Exercise task =>
Lines containing the word "code" are to be located and copied.

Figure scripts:
=====

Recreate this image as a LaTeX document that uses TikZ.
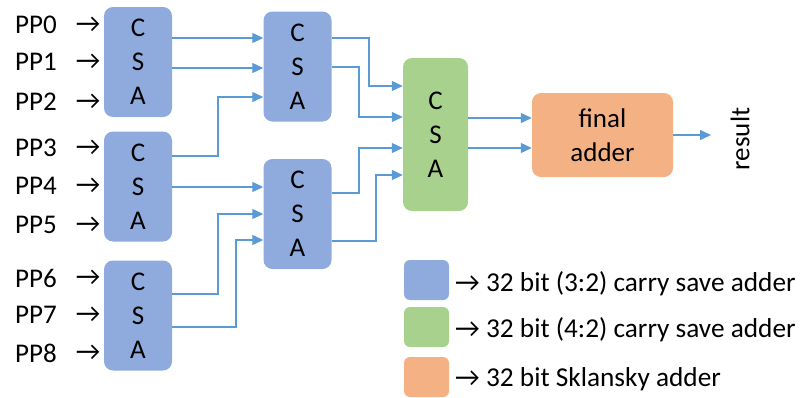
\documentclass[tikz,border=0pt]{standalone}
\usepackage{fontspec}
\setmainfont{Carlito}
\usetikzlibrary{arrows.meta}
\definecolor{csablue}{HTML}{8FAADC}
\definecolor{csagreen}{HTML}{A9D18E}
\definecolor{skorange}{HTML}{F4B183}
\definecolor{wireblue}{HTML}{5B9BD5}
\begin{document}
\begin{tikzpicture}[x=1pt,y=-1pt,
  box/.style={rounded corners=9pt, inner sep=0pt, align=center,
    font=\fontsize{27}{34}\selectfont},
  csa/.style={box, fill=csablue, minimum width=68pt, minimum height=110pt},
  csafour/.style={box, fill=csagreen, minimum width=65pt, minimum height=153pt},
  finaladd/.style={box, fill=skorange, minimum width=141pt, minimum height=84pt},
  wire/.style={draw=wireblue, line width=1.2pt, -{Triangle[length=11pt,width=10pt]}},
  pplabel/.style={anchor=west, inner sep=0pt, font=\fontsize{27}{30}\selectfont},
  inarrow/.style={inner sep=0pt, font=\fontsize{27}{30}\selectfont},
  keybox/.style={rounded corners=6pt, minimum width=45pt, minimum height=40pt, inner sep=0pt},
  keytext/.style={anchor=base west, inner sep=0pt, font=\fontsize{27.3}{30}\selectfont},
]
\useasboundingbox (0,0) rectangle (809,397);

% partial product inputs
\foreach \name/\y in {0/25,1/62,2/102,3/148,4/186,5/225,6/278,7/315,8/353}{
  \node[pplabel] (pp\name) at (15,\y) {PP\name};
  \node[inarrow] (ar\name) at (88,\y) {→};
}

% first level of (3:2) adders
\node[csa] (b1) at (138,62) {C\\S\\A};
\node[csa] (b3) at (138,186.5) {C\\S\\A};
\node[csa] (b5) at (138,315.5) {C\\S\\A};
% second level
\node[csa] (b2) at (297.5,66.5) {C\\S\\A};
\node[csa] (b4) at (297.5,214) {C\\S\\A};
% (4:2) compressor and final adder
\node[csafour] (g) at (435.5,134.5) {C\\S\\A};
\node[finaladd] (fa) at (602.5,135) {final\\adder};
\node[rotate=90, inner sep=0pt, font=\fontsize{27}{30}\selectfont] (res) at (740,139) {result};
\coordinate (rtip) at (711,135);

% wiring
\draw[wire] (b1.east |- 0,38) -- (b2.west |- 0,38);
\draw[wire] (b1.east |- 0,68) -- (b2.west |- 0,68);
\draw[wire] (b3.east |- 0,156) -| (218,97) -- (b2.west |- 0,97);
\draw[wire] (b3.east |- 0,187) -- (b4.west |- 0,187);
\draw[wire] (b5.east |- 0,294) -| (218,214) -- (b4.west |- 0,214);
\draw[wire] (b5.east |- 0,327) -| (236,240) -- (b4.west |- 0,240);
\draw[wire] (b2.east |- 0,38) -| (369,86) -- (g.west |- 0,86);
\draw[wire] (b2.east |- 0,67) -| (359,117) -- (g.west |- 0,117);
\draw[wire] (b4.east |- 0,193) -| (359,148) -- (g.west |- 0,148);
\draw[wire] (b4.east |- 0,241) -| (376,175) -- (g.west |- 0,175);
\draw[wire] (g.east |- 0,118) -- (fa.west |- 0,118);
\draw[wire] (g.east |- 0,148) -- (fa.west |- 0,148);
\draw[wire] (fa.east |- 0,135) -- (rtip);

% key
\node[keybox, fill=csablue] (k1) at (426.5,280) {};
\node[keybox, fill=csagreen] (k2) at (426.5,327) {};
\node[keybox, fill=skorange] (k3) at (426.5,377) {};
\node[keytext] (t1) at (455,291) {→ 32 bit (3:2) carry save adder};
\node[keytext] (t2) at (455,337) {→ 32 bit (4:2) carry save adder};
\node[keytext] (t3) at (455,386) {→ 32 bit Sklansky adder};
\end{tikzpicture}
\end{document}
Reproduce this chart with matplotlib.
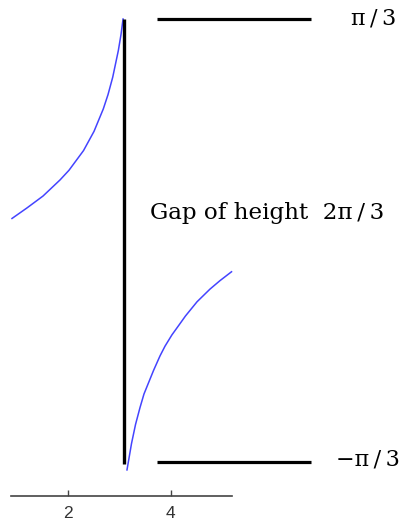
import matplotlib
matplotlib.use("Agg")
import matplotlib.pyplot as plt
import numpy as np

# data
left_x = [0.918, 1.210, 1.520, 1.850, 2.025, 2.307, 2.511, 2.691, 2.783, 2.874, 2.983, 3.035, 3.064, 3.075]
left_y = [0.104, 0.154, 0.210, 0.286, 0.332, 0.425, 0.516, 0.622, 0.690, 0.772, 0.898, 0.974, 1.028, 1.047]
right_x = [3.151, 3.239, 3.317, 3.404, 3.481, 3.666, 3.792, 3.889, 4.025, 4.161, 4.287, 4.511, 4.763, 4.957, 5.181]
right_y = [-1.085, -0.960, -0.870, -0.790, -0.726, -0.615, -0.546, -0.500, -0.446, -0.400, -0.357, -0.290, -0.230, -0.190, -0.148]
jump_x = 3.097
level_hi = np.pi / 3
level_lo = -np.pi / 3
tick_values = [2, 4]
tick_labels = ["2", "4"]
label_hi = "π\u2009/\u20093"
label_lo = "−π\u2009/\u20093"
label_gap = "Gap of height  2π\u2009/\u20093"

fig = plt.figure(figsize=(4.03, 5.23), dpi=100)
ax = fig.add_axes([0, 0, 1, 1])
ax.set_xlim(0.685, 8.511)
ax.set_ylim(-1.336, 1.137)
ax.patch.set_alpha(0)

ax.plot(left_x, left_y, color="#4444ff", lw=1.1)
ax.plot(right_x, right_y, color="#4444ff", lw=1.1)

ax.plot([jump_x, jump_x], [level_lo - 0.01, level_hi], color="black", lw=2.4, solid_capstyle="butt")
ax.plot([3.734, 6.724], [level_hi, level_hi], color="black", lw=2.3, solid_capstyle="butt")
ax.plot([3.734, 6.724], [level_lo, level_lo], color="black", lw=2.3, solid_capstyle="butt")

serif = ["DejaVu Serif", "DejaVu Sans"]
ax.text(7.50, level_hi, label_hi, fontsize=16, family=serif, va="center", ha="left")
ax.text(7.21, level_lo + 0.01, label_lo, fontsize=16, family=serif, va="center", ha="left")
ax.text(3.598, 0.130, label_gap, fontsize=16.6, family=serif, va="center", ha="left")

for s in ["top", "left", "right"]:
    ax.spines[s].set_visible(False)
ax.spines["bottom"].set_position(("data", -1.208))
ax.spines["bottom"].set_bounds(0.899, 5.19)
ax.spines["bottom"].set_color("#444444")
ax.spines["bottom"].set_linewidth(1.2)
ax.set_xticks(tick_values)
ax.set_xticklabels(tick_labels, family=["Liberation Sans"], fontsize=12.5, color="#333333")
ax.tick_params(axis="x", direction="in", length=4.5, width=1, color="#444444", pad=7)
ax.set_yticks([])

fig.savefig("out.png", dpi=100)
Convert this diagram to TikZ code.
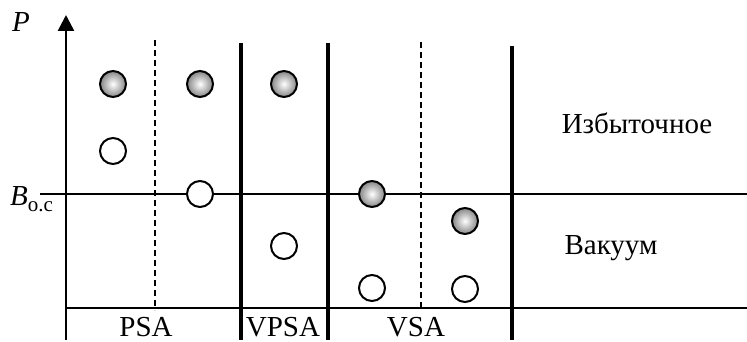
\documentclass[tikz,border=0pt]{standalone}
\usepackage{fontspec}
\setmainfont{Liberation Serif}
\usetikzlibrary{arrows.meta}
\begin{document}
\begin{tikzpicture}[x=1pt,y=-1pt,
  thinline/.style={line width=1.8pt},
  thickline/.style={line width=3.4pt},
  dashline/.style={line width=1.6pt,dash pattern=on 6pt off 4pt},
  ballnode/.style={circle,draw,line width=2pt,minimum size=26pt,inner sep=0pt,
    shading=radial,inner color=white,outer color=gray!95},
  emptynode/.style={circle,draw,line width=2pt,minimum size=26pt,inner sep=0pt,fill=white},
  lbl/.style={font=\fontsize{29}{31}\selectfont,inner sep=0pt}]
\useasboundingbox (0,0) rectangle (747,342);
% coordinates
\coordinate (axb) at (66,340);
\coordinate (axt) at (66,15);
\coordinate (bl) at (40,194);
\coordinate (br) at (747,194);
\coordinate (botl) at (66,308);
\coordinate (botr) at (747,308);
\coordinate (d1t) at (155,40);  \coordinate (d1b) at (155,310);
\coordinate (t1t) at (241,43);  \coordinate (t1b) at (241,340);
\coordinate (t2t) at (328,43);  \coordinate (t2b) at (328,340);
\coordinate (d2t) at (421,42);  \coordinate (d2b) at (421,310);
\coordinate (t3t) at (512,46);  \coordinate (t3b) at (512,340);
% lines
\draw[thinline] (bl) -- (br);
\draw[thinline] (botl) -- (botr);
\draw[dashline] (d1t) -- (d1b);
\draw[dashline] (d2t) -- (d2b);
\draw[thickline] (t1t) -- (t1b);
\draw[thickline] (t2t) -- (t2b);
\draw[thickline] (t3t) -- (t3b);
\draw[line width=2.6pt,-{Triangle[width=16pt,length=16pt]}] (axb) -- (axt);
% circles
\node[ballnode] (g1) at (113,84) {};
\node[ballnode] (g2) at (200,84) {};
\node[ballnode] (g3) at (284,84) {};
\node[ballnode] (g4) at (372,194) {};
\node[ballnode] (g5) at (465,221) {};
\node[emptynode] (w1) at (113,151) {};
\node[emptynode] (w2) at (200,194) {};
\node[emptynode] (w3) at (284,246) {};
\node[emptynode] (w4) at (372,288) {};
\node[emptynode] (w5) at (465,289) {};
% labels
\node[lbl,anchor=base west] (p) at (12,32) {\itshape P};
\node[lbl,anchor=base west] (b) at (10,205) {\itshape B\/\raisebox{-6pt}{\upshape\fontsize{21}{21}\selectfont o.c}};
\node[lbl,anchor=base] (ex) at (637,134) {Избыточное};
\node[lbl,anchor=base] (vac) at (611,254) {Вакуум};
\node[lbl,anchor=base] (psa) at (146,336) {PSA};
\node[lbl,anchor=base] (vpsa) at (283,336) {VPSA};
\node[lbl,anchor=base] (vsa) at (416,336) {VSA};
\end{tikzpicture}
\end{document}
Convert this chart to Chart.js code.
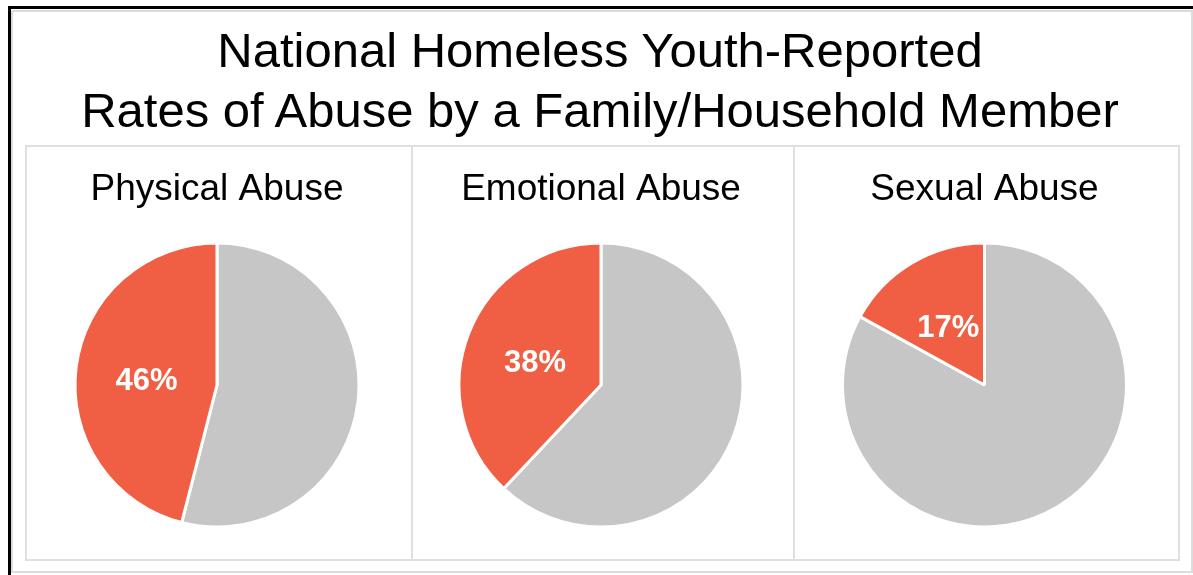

=====

Task answer =>
Convert this diagram to TikZ code.
Convert this chart to Chart.js code.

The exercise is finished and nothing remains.